Return the material word for word. Do not include the pictures.

Dataset extract ->
++++++

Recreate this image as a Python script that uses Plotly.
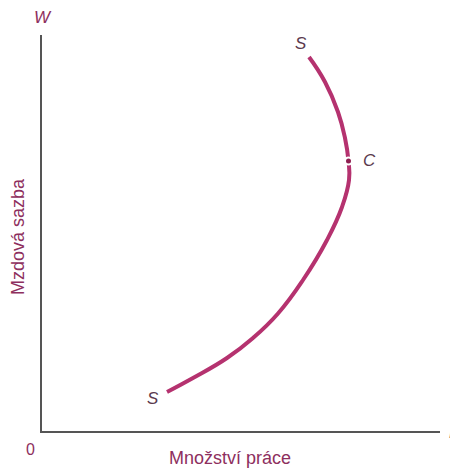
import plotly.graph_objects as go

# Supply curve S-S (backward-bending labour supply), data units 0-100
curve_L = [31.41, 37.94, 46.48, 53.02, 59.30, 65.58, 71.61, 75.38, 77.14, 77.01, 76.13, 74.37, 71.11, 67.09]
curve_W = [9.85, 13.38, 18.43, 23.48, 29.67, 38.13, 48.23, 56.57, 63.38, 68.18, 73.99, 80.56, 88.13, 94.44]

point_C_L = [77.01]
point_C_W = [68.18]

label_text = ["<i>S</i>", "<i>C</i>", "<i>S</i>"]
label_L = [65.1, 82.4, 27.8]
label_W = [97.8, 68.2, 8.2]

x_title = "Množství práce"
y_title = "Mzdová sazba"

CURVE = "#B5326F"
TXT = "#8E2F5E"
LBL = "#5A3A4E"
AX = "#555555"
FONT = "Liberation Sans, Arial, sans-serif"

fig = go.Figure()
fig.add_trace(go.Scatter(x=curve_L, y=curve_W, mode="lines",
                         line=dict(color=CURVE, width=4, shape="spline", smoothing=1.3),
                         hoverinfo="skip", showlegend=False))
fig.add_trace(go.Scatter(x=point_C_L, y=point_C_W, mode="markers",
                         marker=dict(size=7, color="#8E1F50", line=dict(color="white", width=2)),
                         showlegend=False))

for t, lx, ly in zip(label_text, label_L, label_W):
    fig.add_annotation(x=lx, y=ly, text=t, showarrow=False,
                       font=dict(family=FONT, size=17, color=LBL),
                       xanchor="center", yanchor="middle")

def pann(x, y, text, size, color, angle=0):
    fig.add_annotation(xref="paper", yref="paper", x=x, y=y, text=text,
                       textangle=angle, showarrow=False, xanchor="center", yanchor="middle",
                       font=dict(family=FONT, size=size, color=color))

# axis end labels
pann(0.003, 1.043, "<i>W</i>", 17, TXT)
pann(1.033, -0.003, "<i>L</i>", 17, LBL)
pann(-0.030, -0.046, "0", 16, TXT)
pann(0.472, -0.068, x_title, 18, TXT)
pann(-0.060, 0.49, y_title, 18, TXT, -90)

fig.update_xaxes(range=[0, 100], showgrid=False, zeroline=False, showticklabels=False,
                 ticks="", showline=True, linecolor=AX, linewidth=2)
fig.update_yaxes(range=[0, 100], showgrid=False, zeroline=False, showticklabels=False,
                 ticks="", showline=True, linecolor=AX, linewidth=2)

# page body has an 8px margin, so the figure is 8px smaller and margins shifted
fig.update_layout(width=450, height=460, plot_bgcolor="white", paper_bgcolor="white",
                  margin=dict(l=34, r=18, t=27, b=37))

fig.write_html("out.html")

++++++

Written solution ->
Recreate this image as a Python script that uses Plotly.
import plotly.graph_objects as go

# Supply curve S-S (backward-bending labour supply), data units 0-100
curve_L = [31.41, 37.94, 46.48, 53.02, 59.30, 65.58, 71.61, 75.38, 77.14, 77.01, 76.13, 74.37, 71.11, 67.09]
curve_W = [9.85, 13.38, 18.43, 23.48, 29.67, 38.13, 48.23, 56.57, 63.38, 68.18, 73.99, 80.56, 88.13, 94.44]

point_C_L = [77.01]
point_C_W = [68.18]

label_text = ["<i>S</i>", "<i>C</i>", "<i>S</i>"]
label_L = [65.1, 82.4, 27.8]
label_W = [97.8, 68.2, 8.2]

x_title = "Množství práce"
y_title = "Mzdová sazba"

CURVE = "#B5326F"
TXT = "#8E2F5E"
LBL = "#5A3A4E"
AX = "#555555"
FONT = "Liberation Sans, Arial, sans-serif"

fig = go.Figure()
fig.add_trace(go.Scatter(x=curve_L, y=curve_W, mode="lines",
                         line=dict(color=CURVE, width=4, shape="spline", smoothing=1.3),
                         hoverinfo="skip", showlegend=False))
fig.add_trace(go.Scatter(x=point_C_L, y=point_C_W, mode="markers",
                         marker=dict(size=7, color="#8E1F50", line=dict(color="white", width=2)),
                         showlegend=False))

for t, lx, ly in zip(label_text, label_L, label_W):
    fig.add_annotation(x=lx, y=ly, text=t, showarrow=False,
                       font=dict(family=FONT, size=17, color=LBL),
                       xanchor="center", yanchor="middle")

def pann(x, y, text, size, color, angle=0):
    fig.add_annotation(xref="paper", yref="paper", x=x, y=y, text=text,
                       textangle=angle, showarrow=False, xanchor="center", yanchor="middle",
                       font=dict(family=FONT, size=size, color=color))

# axis end labels
pann(0.003, 1.043, "<i>W</i>", 17, TXT)
pann(1.033, -0.003, "<i>L</i>", 17, LBL)
pann(-0.030, -0.046, "0", 16, TXT)
pann(0.472, -0.068, x_title, 18, TXT)
pann(-0.060, 0.49, y_title, 18, TXT, -90)

fig.update_xaxes(range=[0, 100], showgrid=False, zeroline=False, showticklabels=False,
                 ticks="", showline=True, linecolor=AX, linewidth=2)
fig.update_yaxes(range=[0, 100], showgrid=False, zeroline=False, showticklabels=False,
                 ticks="", showline=True, linecolor=AX, linewidth=2)

# page body has an 8px margin, so the figure is 8px smaller and margins shifted
fig.update_layout(width=450, height=460, plot_bgcolor="white", paper_bgcolor="white",
                  margin=dict(l=34, r=18, t=27, b=37))

fig.write_html("out.html")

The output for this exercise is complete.